Vladimir Poutine, sans lever le suspense sur ses intentions pour la présidentielle de mars prochain, a répondu longuement à la télévision jeudi aux doléances de Russes en détresse après deux ans de crise, étrillant au passage son principal opposant Alexeï Navalny.

Pendant près de quatre heures, l'exercice très rodé de la «Ligne directe» a donné lieu aux habituelles promesses de régler les tracas quotidiens de la population, confidences sur sa vie privée avec la naissance de ses petits-enfants et piques ironiques aux Occidentaux comme lorsqu'il a proposé l'asile à l'ex-chef du FBI James Comey.

À neuf mois de la présidentielle, M. Poutine, au pouvoir depuis 17 ans, a en revanche soigneusement éludé les questions sur une éventuelle candidature pour un quatrième mandat et n'a qu'implicitement été interrogé sur les manifestations organisées deux fois en trois mois par son premier opposant Alexeï Navalny, marquées encore lundi par plus de 1700 arrestations.

«Je suis prêt à dialoguer avec tous ceux qui désirent améliorer la vie des gens, à régler les problèmes, et non pas à utiliser les difficultés existantes pour leur propre communication politique», a martelé M. Poutine.

Après l'émission, lorsqu'une journaliste de la BBC lui a demandé s'il voyait en Alexeï Navalny son principal adversaire, le président russe a d'abord accusé l'audiovisuel public britannique de «faire la propagande» de l'opposant, avant d'expliquer que les manifestations devaient rester «dans le cadre de la loi»: «C'est une chose d'organiser des manifestations et une autre de les utiliser comme un instrument de provocation».

Lors de l'émission elle-même, des questions inhabituellement directes, voire malveillantes, avaient été posées par l'intermédiaire de SMS affichés dans un cadre dans un coin de l'écran: «Trois mandats présidentiels, c'est assez!», «Quand cesserez-vous de violer la Constitution?», «Quand rendrez-vous le pouvoir aux communistes?"

Le président n'a pas eu à y répondre et la grande majorité des doléances ont porté cette année sur les difficultés économiques rencontrées par les habitants à travers le vaste pays, notamment en province: salaires minuscules, amateurisme des responsables locaux et inefficacité de l'administration, désastres écologiques et infrastructures inexistantes.

«Aidez-nous, Vladimir Vladimirovitch!

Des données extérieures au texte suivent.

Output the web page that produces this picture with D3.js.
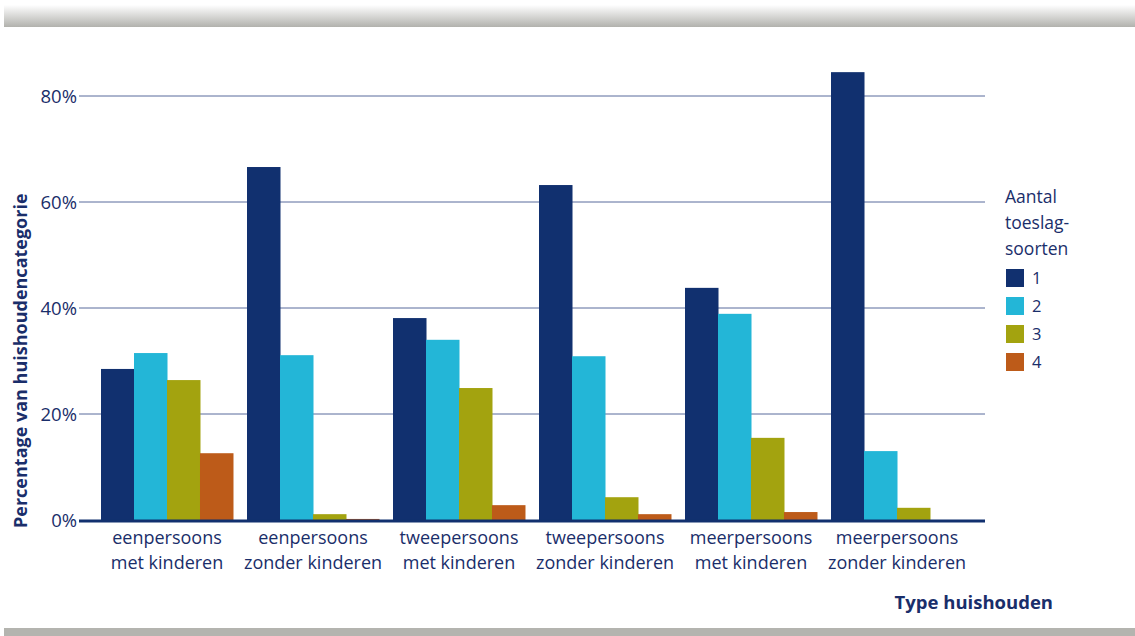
<!DOCTYPE html>
<html><head><meta charset="utf-8">
<script src="https://cdn.jsdelivr.net/npm/d3@7"></script>
<style>body{margin:0;background:#fff}svg{display:block}text{font-family:"Open Sans","Noto Sans",sans-serif;fill:#1a2e6a}</style>
</head><body><svg id="c" width="1135" height="636"></svg>
<script>
const categories = [["eenpersoons","met kinderen"],["eenpersoons","zonder kinderen"],["tweepersoons","met kinderen"],["tweepersoons","zonder kinderen"],["meerpersoons","met kinderen"],["meerpersoons","zonder kinderen"]];
const seriesNames = ["1","2","3","4"];
const s1 = [28.5, 66.6, 38.1, 63.2, 43.8, 84.5];
const s2 = [31.5, 31.1, 34.0, 30.9, 38.9, 13.0];
const s3 = [26.4, 1.1, 24.9, 4.3, 15.5, 2.3];
const s4 = [12.6, 0.2, 2.8, 1.1, 1.5, 0.0];
const yTicks = [0, 20, 40, 60, 80];
const colors = ["#11306f", "#23b6d7", "#a3a30f", "#bd5b19"];
const series = [s1, s2, s3, s4];

const svg = d3.select("#c");
const defs = svg.append("defs");
const g = defs.append("linearGradient").attr("id","tg").attr("x1",0).attr("y1",0).attr("x2",0).attr("y2",1);
g.append("stop").attr("offset","0%").attr("stop-color","#ffffff");
g.append("stop").attr("offset","100%").attr("stop-color","#b2b2ad");
svg.append("rect").attr("x",4).attr("y",5).attr("width",1131).attr("height",22).attr("fill","url(#tg)");
svg.append("rect").attr("x",4).attr("y",628).attr("width",1131).attr("height",8).attr("fill","#b4b4af");

const y = d3.scaleLinear().domain([0, 80]).range([520, 96]);
const x0 = d3.scaleBand().domain(d3.range(categories.length)).range([94, 970]).paddingInner(0.096).paddingOuter(0.048);
const x1 = d3.scaleBand().domain(d3.range(4)).range([0, x0.bandwidth()]);

// grid
svg.append("g").selectAll("line").data(yTicks.filter(d=>d>0)).join("line")
  .attr("x1",79).attr("x2",985).attr("y1",d=>y(d)).attr("y2",d=>y(d))
  .attr("stroke","#586a9c").attr("stroke-width",1);
svg.append("g").selectAll("text").data(yTicks).join("text")
  .attr("x",77).attr("y",d=>y(d)+6.5).attr("text-anchor","end").attr("font-size",18.5)
  .text(d=>d+"%");

// bars
const gr = svg.append("g").selectAll("g").data(categories).join("g")
  .attr("transform",(d,i)=>`translate(${x0(i)},0)`);
gr.selectAll("rect").data((d,i)=>series.map((s,k)=>({k,v:s[i]}))).join("rect")
  .attr("x",d=>x1(d.k)).attr("width",x1.bandwidth()+0.5)
  .attr("y",d=>y(d.v)).attr("height",d=>y(0)-y(d.v))
  .attr("fill",d=>colors[d.k]);

// baseline
svg.append("line").attr("x1",79).attr("x2",985).attr("y1",521).attr("y2",521)
  .attr("stroke","#11306f").attr("stroke-width",3);

// category labels
const cl = svg.append("g").selectAll("text").data(categories).join("text")
  .attr("text-anchor","middle").attr("font-size",18)
  .attr("transform",(d,i)=>`translate(${x0(i)+x0.bandwidth()/2},0)`);
cl.append("tspan").attr("x",0).attr("y",544).text(d=>d[0]);
cl.append("tspan").attr("x",0).attr("y",569).text(d=>d[1]);

// axis titles
svg.append("text").attr("transform","translate(27,528) rotate(-90)").attr("font-size",18).attr("font-weight","bold").text("Percentage van huishoudencategorie");
svg.append("text").attr("x",1053).attr("y",609).attr("text-anchor","end").attr("font-size",18.5).attr("font-weight","bold").text("Type huishouden");

// legend
const lt = svg.append("text").attr("font-size",17.5);
["Aantal","toeslag-","soorten"].forEach((t,i)=>lt.append("tspan").attr("x",1005).attr("y",203+i*26).text(t));
const lg = svg.append("g").selectAll("g").data(seriesNames).join("g")
  .attr("transform",(d,i)=>`translate(1006,${269+i*28})`);
lg.append("rect").attr("width",18).attr("height",18).attr("fill",(d,i)=>colors[i]);
lg.append("text").attr("x",26).attr("y",15).attr("font-size",16.5).text(d=>d);
</script></body></html>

Nous voulons vivre et non plus survivre», a notamment interpellé une jeune femme de la région de Mourmansk (nord) malade du cancer, devant un hôpital dont la construction n'a jamais été terminée.

Plusieurs années de crise économique, aggravée par la chute des prix du pétrole et les sanctions occidentales liées à la crise ukrainienne, ont fait plonger le pouvoir d'achat et les revenus de la population.

L'asile pour Comey

«La récession est terminée», a insisté M. Poutine, reconnaissant néanmoins que le nombre de personnes vivant sous le seuil de pauvreté avait augmenté de manière «préoccupante» dans le pays et promettant de travailler à l'amélioration du niveau de vie.

Le nombre de Russes vivant sous le seuil de pauvreté a approché l'an dernier 20 millions, plus de trois millions et demi de plus qu'en 2014. Un bond en arrière de dix ans en termes d'amélioration du niveau de vie après d'importants progrès au début des années 2000.

Ces doléances interviennent au lendemain de l'adoption de nouvelles sanctions contre la Russie par le Sénat américain, décision vivement critiquée par M. Poutine et qui relève selon lui d'une politique d'«endiguement» de Washington à l'égard de Moscou.

«À chaque fois que nos partenaires dans le monde ont senti que la Russie était un concurrent important, ils ont adopté des restrictions sous différents prétextes», a-t-il affirmé, tout en assurant: «Nous ne considérons pas l'Amérique comme notre ennemi».

Interrogé sur l'ancien chef du FBI James Comey, limogé par Donald Trump en plein coeur d'une tempête politique sur une ingérence présumée du Kremlin dans la campagne présidentielle américaine, M. Poutine a répondu par la plaisanterie en comparant M. Comey à Edward Snowden, réfugié en Russie après ses révélations sur la surveillance de la NSA.

«Si des poursuites judiciaires sont lancées contre lui, nous sommes prêts à lui donner l'asile politique en Russie», a lancé le président russe, qualifiant sa déposition devant le Sénat américain d'«étrange».

Le président a également évoqué pour la première fois ses deux petits-enfants et dit souhaiter qu'ils grandissent «comme des gens normaux».